I had fun at Yellowstone last week, but I’d thought I’d compile some tips about the park to help anyone else who is planning to visit there.
TIPS ABOUT VISITING YELLOWSTONE
* Make sure any ranger station you visit is an actual ranger station listed on the maps of Yellowstone. Bears often set up phony ranger stations and maul anyone who enters.
* Yellowstone sits on a miles wide super volcano, so when visiting the park always know where the nearest virgin is in case you need to offer a sacrifice to stave off an explosion.
* Buffalo are extremely docile creatures unless you make fun of their street magic.
* If you shoot a bear for stealing your picnic basket, it’s not considered self-defense. Especially if you also shoot and kill his little tag-along.
* If you are surrounded by a wolf pack, yell really loud and kick the largest one in the head to assert your dominance. Now they will be your wolf pack and punish your enemies.
* Don’t get angry when the park rangers yell at you for peeing in a geyser. Hot steam comes out of those, so they’re just looking out for your wang.
* If a grizzly bear seems hostile, that just means it needs a hug.
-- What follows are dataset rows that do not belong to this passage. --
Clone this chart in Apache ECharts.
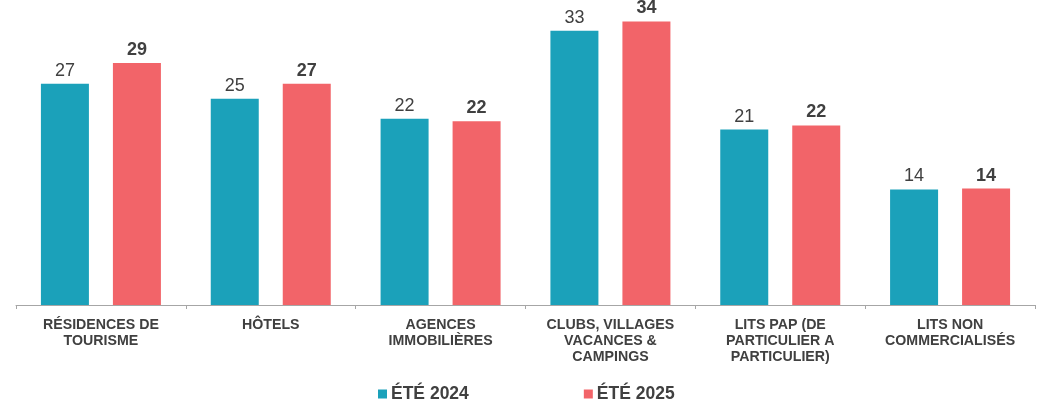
<!DOCTYPE html>
<html>
<head>
<meta charset="utf-8">
<script src="https://cdn.jsdelivr.net/npm/echarts@6/dist/echarts.min.js"></script>
<style>
  html, body { margin: 0; padding: 0; background: #fff; }
  #chart { width: 1044px; height: 406px; }
</style>
</head>
<body>
<div id="chart"></div>
<script>
// categories (line breaks as in the original)
const categories = [
  'RÉSIDENCES DE\nTOURISME',
  'HÔTELS',
  'AGENCES\nIMMOBILIÈRES',
  'CLUBS, VILLAGES\nVACANCES &\nCAMPINGS',
  'LITS PAP (DE\nPARTICULIER A\nPARTICULIER)',
  'LITS NON\nCOMMERCIALISÉS'
];
const seriesNames = ['ÉTÉ 2024', 'ÉTÉ 2025'];
const ete2024 = [26.6, 24.8, 22.4, 33.0, 21.1, 13.9];
const ete2025 = [29.1, 26.6, 22.1, 34.1, 21.6, 14.0];

const FONT = '"Liberation Sans", Arial, sans-serif';

const chart = echarts.init(document.getElementById('chart'), null, { renderer: 'canvas' });

const option = {
  animation: false,
  color: ['#1BA1BA', '#F26469'],
  textStyle: { fontFamily: FONT },
  grid: {
    left: 16,
    right: 9,
    top: 14,
    bottom: 101
  },
  legend: {
    data: seriesNames,
    left: 378,
    top: 385,
    padding: 0,
    itemWidth: 9,
    itemHeight: 9,
    itemGap: 115,
    icon: 'rect',
    textStyle: {
      fontFamily: FONT,
      fontSize: 17.5,
      fontWeight: 'bold',
      color: '#404040',
      padding: [0, 0, 0, -1]
    }
  },
  xAxis: {
    type: 'category',
    data: categories,
    axisLine: { lineStyle: { color: '#a6a6a6', width: 1 } },
    axisTick: { show: true, length: 4, lineStyle: { color: '#a6a6a6' } },
    axisLabel: {
      interval: 0,
      margin: 12,
      fontFamily: FONT,
      fontSize: 14.2,
      fontWeight: 'bold',
      lineHeight: 16,
      color: '#404040'
    }
  },
  yAxis: {
    type: 'value',
    min: 0,
    max: 35,
    show: false,
    splitLine: { show: false }
  },
  series: [
    {
      name: seriesNames[0],
      type: 'bar',
      data: ete2024,
      barWidth: 48,
      barGap: '50%',
      label: {
        show: true,
        position: 'top',
        distance: 4,
        fontFamily: FONT,
        fontSize: 18,
        color: '#404040',
        formatter: p => Math.round(p.value)
      }
    },
    {
      name: seriesNames[1],
      type: 'bar',
      data: ete2025,
      barWidth: 48,
      label: {
        show: true,
        position: 'top',
        distance: 4,
        fontFamily: FONT,
        fontSize: 18,
        fontWeight: 'bold',
        color: '#404040',
        formatter: p => Math.round(p.value)
      }
    }
  ]
};

chart.setOption(option);
</script>
</body>
</html>
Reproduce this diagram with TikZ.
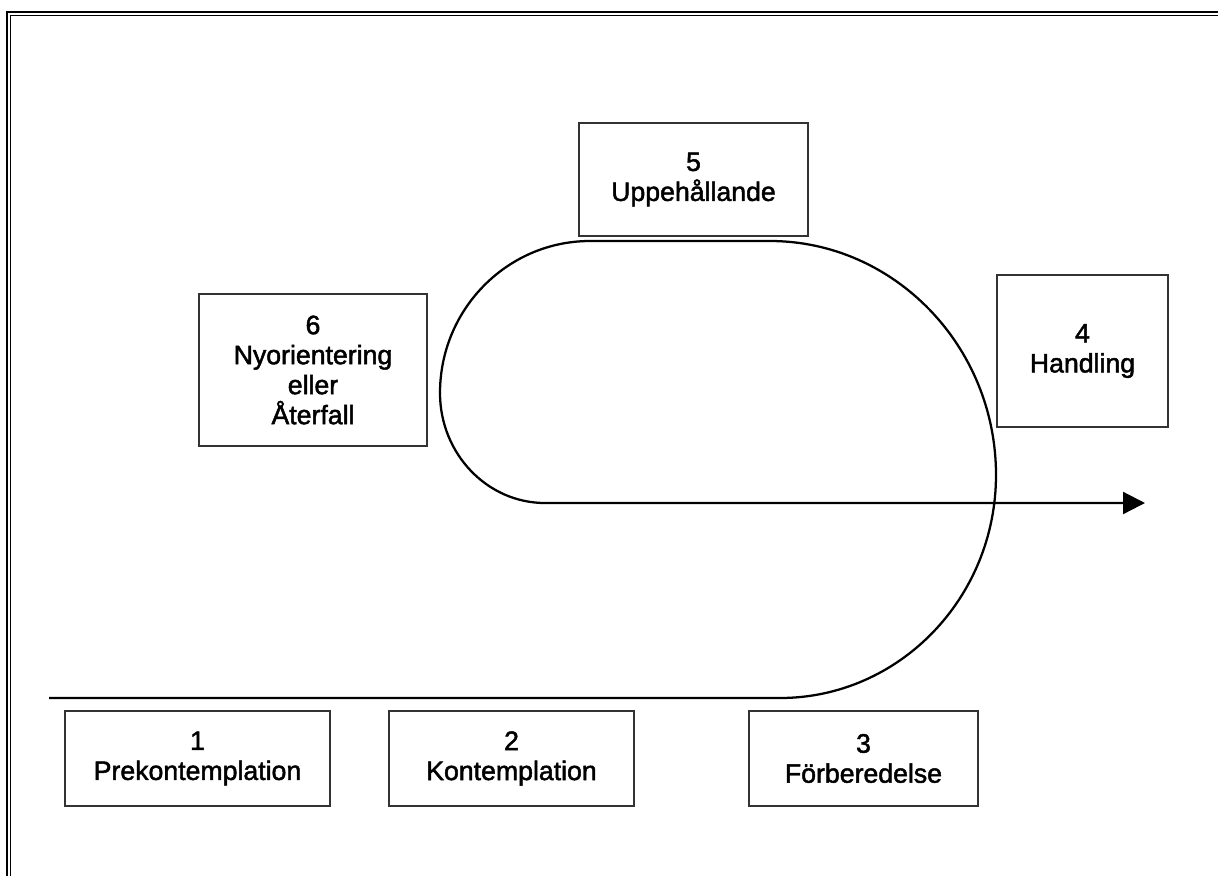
\documentclass[tikz,border=0pt]{standalone}
\usepackage{fontspec}
\setmainfont{Liberation Sans}
\newfontfamily\boxfont[FakeBold=1.8]{Liberation Sans}
\usetikzlibrary{arrows.meta}
\tikzset{
  stagebox/.style={draw=black!80, line width=0.8pt, inner sep=0pt, outer sep=0pt,
    align=center, font=\boxfont\fontsize{20}{22.5}\selectfont},
  loopline/.style={line width=1.7pt, black},
}
\begin{document}
\begin{tikzpicture}[x=0.75pt,y=-0.75pt]
\useasboundingbox (0,0) rectangle (1218,876);
% page border (double line)
\draw[line width=1.6pt] (1218,12) -- (7,12) -- (7,876);
\draw[line width=0.75pt] (1218,15) -- (10,15) -- (10,876);
% boxes
\node[stagebox, minimum width=171.75pt, minimum height=84.75pt] (s5) at (693.5,179.5) {5\\Uppehållande};
\node[stagebox, minimum width=171pt, minimum height=114pt] (s6) at (313,370) {6\\Nyorientering\\eller\\Återfall};
\node[stagebox, minimum width=128.25pt, minimum height=114pt] (s4) at (1082.5,351) {4\\Handling};
\node[stagebox, minimum width=198.75pt, minimum height=71.25pt] (s1) at (197.5,758.5) {1\\Prekontemplation};
\node[stagebox, minimum width=183.75pt, minimum height=71.25pt] (s2) at (511.5,758.5) {2\\Kontemplation};
\node[stagebox, minimum width=171.75pt, minimum height=71.25pt] (s3) at (863.5,758.5) {3\\Förberedelse};
% loop path
\coordinate (start) at (49,698);
\coordinate (tip) at (1145,503);
\draw[loopline, -{Triangle[length=16.5pt,width=16.5pt]}]
  (start) -- (780,698)
  .. controls (899,698) and (996,598) .. (996,475)
  .. controls (996,346) and (894,241) .. (770,241)
  -- (590,241)
  .. controls (507.5,241) and (440,309) .. (440,393)
  .. controls (440,453.5) and (487,503) .. (545,503)
  -- (tip);
\end{tikzpicture}
\end{document}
* During a thunderstorm, stay away from moose. Their antlers attract lightning bolts. Each male moose gets struck by lightning an average of eight times per year.
* Old Faithful only get its name because it seems so faithful compared to the other geysers which are all lying sluts.
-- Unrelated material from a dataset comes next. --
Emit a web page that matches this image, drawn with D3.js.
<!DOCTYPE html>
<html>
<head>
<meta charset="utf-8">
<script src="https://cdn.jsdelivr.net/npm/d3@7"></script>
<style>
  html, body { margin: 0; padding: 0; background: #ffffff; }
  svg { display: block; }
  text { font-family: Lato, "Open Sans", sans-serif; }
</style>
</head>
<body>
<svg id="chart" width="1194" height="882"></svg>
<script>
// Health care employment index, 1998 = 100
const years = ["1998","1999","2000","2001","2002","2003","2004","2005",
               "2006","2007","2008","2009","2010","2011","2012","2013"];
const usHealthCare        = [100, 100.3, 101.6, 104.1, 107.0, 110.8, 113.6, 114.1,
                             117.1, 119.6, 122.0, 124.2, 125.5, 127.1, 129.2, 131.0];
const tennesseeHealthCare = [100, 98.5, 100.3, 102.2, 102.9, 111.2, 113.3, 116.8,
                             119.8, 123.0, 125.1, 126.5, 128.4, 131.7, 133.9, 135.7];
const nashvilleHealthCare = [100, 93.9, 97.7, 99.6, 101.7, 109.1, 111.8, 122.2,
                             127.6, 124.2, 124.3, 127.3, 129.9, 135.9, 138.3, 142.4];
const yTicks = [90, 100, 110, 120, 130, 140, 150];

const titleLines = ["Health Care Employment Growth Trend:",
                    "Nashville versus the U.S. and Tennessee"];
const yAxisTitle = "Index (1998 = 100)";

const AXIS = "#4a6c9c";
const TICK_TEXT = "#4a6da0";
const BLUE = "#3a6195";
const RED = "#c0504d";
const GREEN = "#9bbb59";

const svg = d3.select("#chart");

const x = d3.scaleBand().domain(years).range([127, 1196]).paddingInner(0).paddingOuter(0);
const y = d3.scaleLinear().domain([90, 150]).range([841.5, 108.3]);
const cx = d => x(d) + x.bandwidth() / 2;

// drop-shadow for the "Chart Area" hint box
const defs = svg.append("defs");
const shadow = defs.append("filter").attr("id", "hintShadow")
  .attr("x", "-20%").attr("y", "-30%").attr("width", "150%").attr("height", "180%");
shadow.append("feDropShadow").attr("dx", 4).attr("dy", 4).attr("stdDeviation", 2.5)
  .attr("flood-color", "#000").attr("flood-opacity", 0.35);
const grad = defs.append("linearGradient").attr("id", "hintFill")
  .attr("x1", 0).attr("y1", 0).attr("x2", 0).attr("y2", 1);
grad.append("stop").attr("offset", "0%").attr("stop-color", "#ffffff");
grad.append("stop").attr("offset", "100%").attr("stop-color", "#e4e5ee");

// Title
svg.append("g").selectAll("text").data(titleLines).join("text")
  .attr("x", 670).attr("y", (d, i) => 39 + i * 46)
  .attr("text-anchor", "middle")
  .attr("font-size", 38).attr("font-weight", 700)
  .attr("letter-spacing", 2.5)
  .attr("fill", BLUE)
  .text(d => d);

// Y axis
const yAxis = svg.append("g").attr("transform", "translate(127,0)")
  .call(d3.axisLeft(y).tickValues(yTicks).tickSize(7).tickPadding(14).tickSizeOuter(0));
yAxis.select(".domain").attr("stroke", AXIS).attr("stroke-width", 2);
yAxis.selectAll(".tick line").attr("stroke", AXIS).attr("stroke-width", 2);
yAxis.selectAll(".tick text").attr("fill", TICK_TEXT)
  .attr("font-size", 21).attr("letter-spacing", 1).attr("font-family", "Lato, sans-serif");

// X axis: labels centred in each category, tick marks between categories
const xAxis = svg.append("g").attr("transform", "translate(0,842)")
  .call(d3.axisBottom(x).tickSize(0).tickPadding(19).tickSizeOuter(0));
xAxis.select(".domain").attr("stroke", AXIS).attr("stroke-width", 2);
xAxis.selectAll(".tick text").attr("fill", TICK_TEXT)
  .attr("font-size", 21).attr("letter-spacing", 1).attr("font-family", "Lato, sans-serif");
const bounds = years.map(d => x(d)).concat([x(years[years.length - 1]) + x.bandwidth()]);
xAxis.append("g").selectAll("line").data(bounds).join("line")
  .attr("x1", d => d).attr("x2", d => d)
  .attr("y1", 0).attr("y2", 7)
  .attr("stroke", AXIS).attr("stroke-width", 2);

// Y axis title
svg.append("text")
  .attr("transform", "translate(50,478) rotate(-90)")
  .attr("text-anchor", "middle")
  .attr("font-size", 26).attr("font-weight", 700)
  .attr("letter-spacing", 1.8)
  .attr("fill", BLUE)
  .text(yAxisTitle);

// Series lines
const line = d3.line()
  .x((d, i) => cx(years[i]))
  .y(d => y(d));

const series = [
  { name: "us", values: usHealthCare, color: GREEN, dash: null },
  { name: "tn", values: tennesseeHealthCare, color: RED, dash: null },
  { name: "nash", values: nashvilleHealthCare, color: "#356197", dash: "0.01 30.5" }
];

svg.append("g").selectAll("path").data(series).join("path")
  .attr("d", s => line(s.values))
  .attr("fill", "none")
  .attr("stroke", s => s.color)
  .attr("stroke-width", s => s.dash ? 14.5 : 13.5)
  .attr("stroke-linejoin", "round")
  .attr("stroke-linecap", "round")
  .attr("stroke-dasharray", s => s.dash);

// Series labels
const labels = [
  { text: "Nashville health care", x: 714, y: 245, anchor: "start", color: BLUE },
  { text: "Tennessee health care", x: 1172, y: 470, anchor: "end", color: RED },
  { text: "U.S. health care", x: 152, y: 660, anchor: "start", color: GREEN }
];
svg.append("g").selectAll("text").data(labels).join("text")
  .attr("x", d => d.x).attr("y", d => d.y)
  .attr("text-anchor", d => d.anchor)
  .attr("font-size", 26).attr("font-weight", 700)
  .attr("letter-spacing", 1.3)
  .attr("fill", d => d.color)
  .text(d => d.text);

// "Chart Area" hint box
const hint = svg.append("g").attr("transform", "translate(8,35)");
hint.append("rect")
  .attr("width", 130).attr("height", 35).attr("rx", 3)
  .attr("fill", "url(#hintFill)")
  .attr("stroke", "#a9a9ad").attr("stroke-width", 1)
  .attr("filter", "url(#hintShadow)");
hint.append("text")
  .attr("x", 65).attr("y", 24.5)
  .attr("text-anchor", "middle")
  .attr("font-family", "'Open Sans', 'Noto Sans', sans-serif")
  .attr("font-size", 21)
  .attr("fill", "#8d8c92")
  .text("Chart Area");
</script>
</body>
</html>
* Remember to bring bear mace with you in case while visiting Yellowstone you need to spray someone in the face that you’re bounty hunting.
* Even though your tax dollars pay their salary, park rangers in Yellowstone get pretty pissy when you start shooting random animals in the face.
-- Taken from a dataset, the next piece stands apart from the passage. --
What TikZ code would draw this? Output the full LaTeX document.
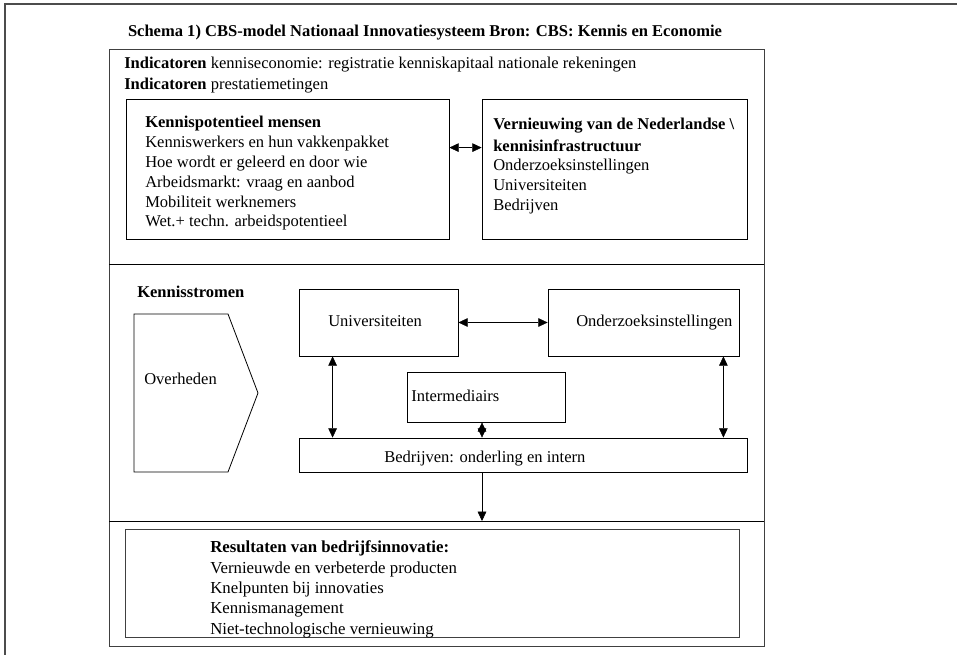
\documentclass[tikz,border=0pt]{standalone}
\usepackage{fontspec}
\setmainfont{Liberation Serif}
\usetikzlibrary{arrows.meta,fit,calc}
\tikzset{
	boxA/.style={draw, inner sep=0pt, line width=0.6pt},
	txtA/.style={anchor=base west, inner sep=0pt, font=\fontsize{12.4}{14}\selectfont},
	hdrA/.style={txtA, font=\fontsize{12.4}{14}\selectfont\bfseries},
	>={Triangle[length=7pt,width=6.5pt]},
}
\def\px{0.75pt}

\begin{document}
\begin{tikzpicture}[x=\px, y=-\px]
\useasboundingbox (0,0) rectangle (957,655);
\begin{scope}
\clip (0,0) rectangle (957,655);
\draw[line width=1.4pt, black!70] (5,4) rectangle (1000,700);
\end{scope}
\node[hdrA, anchor=base] (title) at (425,37) {Schema 1) CBS-model Nationaal Innovatiesysteem Bron: CBS: Kennis en Economie};
\node[boxA, draw=black!75, fit={(109,49) (764,646)}] (frame) {};
\coordinate (sepA) at (109,264);
\coordinate (sepB) at (109,521);
\draw[line width=0.7pt] (sepA) -- (sepA -| frame.east);
\draw[line width=0.7pt] (sepB) -- (sepB -| frame.east);
% indicatoren
\node[txtA] (ind-1) at (124,69) {\textbf{Indicatoren} kenniseconomie: registratie kenniskapitaal nationale rekeningen};
\node[txtA] (ind-2) at (124,90) {\textbf{Indicatoren} prestatiemetingen};
% kennispotentieel
\node[boxA, fit={(126,99) (449,239)}] (kpm) {};
\node[hdrA] (kpm-0) at (145,128) {Kennispotentieel mensen};
\foreach \t [count=\i] in {Kenniswerkers en hun vakkenpakket, Hoe wordt er geleerd en door wie,
	Arbeidsmarkt: vraag en aanbod, Mobiliteit werknemers, Wet.+ techn. arbeidspotentieel}
	\node[txtA] (kpm-\i) at (145,{128+19.8*\i}) {\t};
\node[boxA, fit={(482,99) (747,239)}] (vern) {};
\node[hdrA] (vern-0) at (493,130) {Vernieuwing van de Nederlandse \textbackslash};
\node[hdrA] (vern-00) at (493,152) {kennisinfrastructuur};
\foreach \t [count=\i] in {Onderzoeksinstellingen, Universiteiten, Bedrijven}
	\node[txtA] (vern-\i) at (493,{151+20*\i}) {\t};
\draw[<->] ([yshift=-49*\px]kpm.north east) -- ([yshift=-49*\px]kpm.north east -| vern.west);
% kennisstromen
\node[hdrA] (ks) at (137,298) {Kennisstromen};
\draw[line width=0.6pt] (134,314) -- (228,314) -- (258,393) -- (228,472) -- (134,472) -- cycle;
\node[txtA] (ovh) at (144,385) {Overheden};
\node[boxA, fit={(299,289) (458,356)}] (univ) {};
\node[txtA] (univ-t) at (328,327) {Universiteiten};
\node[boxA, fit={(548,289) (739,356)}] (ond) {};
\node[txtA] (ond-t) at (576,327) {Onderzoeksinstellingen};
\node[boxA, fit={(407,372) (565,422)}] (intm) {};
\node[txtA] (intm-t) at (411,402) {Intermediairs};
\node[boxA, fit={(299,438) (747,472)}] (bedr) {};
\node[txtA] (bedr-t) at (384,463) {Bedrijven: onderling en intern};
\draw[<->] (univ) -- (ond);
\draw[<->] ([xshift=34*\px]univ.south west) -- ([xshift=34*\px]univ.south west |- bedr.north);
\draw[<->] ([xshift=-16*\px]ond.south east) -- ([xshift=-16*\px]ond.south east |- bedr.north);
\draw[<->] ([xshift=-4*\px]intm.south) -- ([xshift=-4*\px]intm.south |- bedr.north);
\draw[->] ([xshift=-4*\px]intm.south |- bedr.south) -- ([xshift=-4*\px]intm.south |- sepB);
% resultaten
\node[boxA, draw=black!75, fit={(125,529) (739,637)}] (res) {};
\node[hdrA, font=\fontsize{12.6}{14}\selectfont\bfseries] (res-0) at (210,553) {Resultaten van bedrijfsinnovatie:};
\foreach \t [count=\i] in {Vernieuwde en verbeterde producten, Knelpunten bij innovaties,
	Kennismanagement, Niet-technologische vernieuwing}
	\node[txtA, font=\fontsize{12.6}{14}\selectfont] (res-\i) at (210,{553+20.25*\i}) {\t};
\end{tikzpicture}
\end{document}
* If you are chased by a bear, play dead. If you are chased by wolves, play undead as they’re scared of zombies.
* If while driving through Yellowstone you count how many trees there are, you win a prize.
“If you are surrounded by a wolf pack, yell really loud and kick the largest one in the head to assert your dominance. Now they will be your wolf pack and punish your enemies.”
Yessir. There’s a reason a lone wolf can be heard howling in the distance during any Dick Cheney speech.
If a grizzly bear seems hostile, that just means it needs a hug.
Can we get hippies to do this in mass?
Let’s not forget, we can thank the Muslims for Yellowstone National Park.
* Don’t get angry when the park rangers yell at you for peeing in a geyser. Hot steam comes out of those, so they’re just looking out for your wang.
Ok, I lost it right there. Hot steam comes out of mine, too.
(I remember the WANG minicomputer. Remember Dr. Wang, Frank?)
TIPS ABOUT VISITING YELLOWSTONE
bring guns lots of guns
bring ammo lots of ammo for said guns
bring a couple of hippies(I know what your thinking but wait for it.)
Bring food and tent and fire to cook send tent…I mean food
when bears wolfs moose or any other animal comes to get your food send out a hippie
if that don’t work thats what the guns and ammo are for
Old Faithful only get its name because it seems so faithful compared to the other geysers which are all lying sluts.
so don’t stick you wang in any of the other geysers
All the hullaballoo in recent months about concealed carry in national parks – so now they’re OK with carrying, but NOT OK with indiscriminately shooting wildlife in the face? Why even bother to carry then? Where I come from, they call people like that a tease. That’s just low. Like dangling a cheeseburger in front of some Ethiopian kid then yanking it away and eating it yourself. Rotten lowlife gummit sunnybeaches!
What’s the prize?
Speaking of “needing a hug,” the Obamapologists seem to be rather quiet lately. Don’t get me wrong, I’m not complaining, I’m just sayin’.
When I’m not crying over the direction they are taking this country, I am laughing at their stupidity in what they (s)elected. Gonna be a fun 3.5 years…is it 2013 yet?
All male park rangers in Yellowstone are “Rump Rangers” in reality. You have been warned!
I remember Dr. Wang, never pee’d in a geyser to my knowledge, but William Hung might have.>>>Darwin Award Candidates often fall for when the bears play dead, and investigate too closely.>>> Moose and squirrel can often be seen at Frostbite Falls.
Hey BOO BOO!!! Let’s get us some picinic-type baskets!!!
During a thunderstorm, stay away from moose. Their antlers attract lightning bolts. Each male moose gets struck by lightning an average of eight times per year.
How many moose per year are struck by the other anti-Moose force of nature? The one with the gun and a helicopter and a gubernatorial victory?